Right on. When he e-mailed me back he said Saturday was good for him usually and he would let me know when to call. If not tomorrow whenever, I am still in shock that I am going to get to talk to Steve Potts in the first place.


----------



## Rumpfy (Dec 21, 2003)

apat13 said:


> Just finished my first real mountain ride on the Phoenix....I will detail some of its characteristics later but I can accurately sum up my ride today by saying OMFG. I have never thrown a leg over a new bike and had it feel so "right" from the get go.
> 
> The 100mm stem was too short and messed with the weight distribution so I threw my 120mm on there after about a mile. I had set up my saddle based on my other bikes which all have a 73 seat angle, so I compensated for the slacker 72 on the Phoenix my sliding the saddle forward about 5-7mm on the rails and raising it slightly. This change put me in the sweet spot for pedaling and the bike just took off. With the 120 stem and the seat forward it was perfect...just perfect. I cleared 3 technical sections on the first pass that I regularly struggle with on my other bikes. I cleared a technical climb I have not made all year. With only 70mm of travel, I caught up to and almost passed a guy on a 6" travel AM rig on a technical descent.
> 
> ...


Not to steal your thunder...but wait until you get one your size, it'll be even more impressive! 

As for the way the bike rides, I feel the same way about mine. Easily one of the best riding bikes I've ever owned. There isn't a modern hardtail out there that this bike can't compete with.

You could do a 80mm Fox. I'm running a Hippietech built 63mm SID which is flat f'in perfect with this bike.

More thunder stealing:


----------



## Rumpfy (Dec 21, 2003)

apat13 said:


> Right on. When he e-mailed me back he said Saturday was good for him usually and he would let me know when to call. If not tomorrow whenever, I am still in shock that I am going to get to talk to Steve Potts in the first place.


We're mostly busting chops...but call early then. 

It's pretty cool talkin' to the guy. He's easily one of the nicest, most down to earth people you could meet. You can imagine how surreal hangin' out at his house for an afternoon was.


----------



## apat13 (Jun 19, 2006)

I have a 2002 Vanilla 125 that I just finished taking apart, cleaning, and reassembling at 80mm.

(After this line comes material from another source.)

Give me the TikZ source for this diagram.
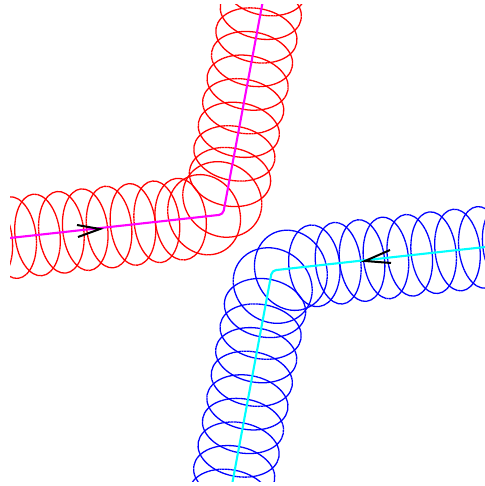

The axle to crown is only about 18mm more than the bomber, so with sag it will not change the geometry much. The steertube is slightly short but I think a couple of the stems I have coming have shorter stack heights and might work. I really don't feel like shelling out for a new upper assembly, and if I could safely fit a stem then it would be a great performer while I rebuild the bombers.


----------



## apat13 (Jun 19, 2006)

A little update on the fork experiments.

The Vanilla at 80mm is a little tall, and while very ride-able it slackens the angles enough that I worry it will be detrimental, especially when climbing. More importantly in this specific case, the steertube only has 32mm exposed with the King Headset. It is far to short for my Control Tech stem, but I think the Titec pictured above has only a 37mm or 39mm stack height, and a low clam bolt so as long as my calculations are within 5% it should work well. My primary goal is rebuilding the 70mm Atom Bomb I have coming from the 'bay (new bushings, springs, seals, heavier weight oil) because I will have no stem limitations, and the height is just perfect. Most importantly, I spent all my money on the frame and small parts so I really don't want to shell out for a new fork!


----------



## apat13 (Jun 19, 2006)

The mail guy brought me new seals, springs, and bushings for my 98 Z2 Atom Bomb, and I had the afternoon off so I got nice and messy. Tore the bomber down to just parts, then systematically degreased and inspected each piece (most of the parts are still in like new condition, despite probably 10,000 miles on it, a nice testament to how forks were built before they were disposable). Reassembled with Red (210-230 lb rider) springs, enduro seals and wipers, and Maxima 125/150 (approx. 7.5 wt) synthetic oil. 


No leaks so far, and it is as butter smooth as a fork with heavy springs can be. Most important - the bushing's are nice and tight so there will be much less chatter!

Pics coming after tomorrows ride.


----------



## laffeaux (Jan 4, 2004)

apat13 said:


> Reassembled with Red (210-230 lb rider) springs,


Glad they made it!


----------



## apat13 (Jun 19, 2006)

laffeaux said:


> Glad they made it!


Indeed! I was not expecting them until Monday so this was a great surprise and I should be able to get out for a few rides this weekend. With the fork rebuilt the bike feels like brand new...I am all giddy again.


----------



## 805MTB (Jul 4, 2010)

Rumpfy said:


> Not to steal your thunder...but wait until you get one your size
> 
> More thunder stealing:


errr...with 4 feet of seatpost showing it doesn't look like that's your size
IF you ever get the chance to ride a custom fitted bike - properly fitted and made by almost anyone - you will see what it's like to ride a bike that fits

just think, actually *RIDING* a bike 
hahahahahahahahahahahahhhaahahahhahahahaha


----------



## halaburt (Jan 13, 2004)

klasse said:


> ...IF you ever get the chance to ride a custom fitted bike - properly fitted and made by almost anyone - you will see what it's like to ride a bike that fits...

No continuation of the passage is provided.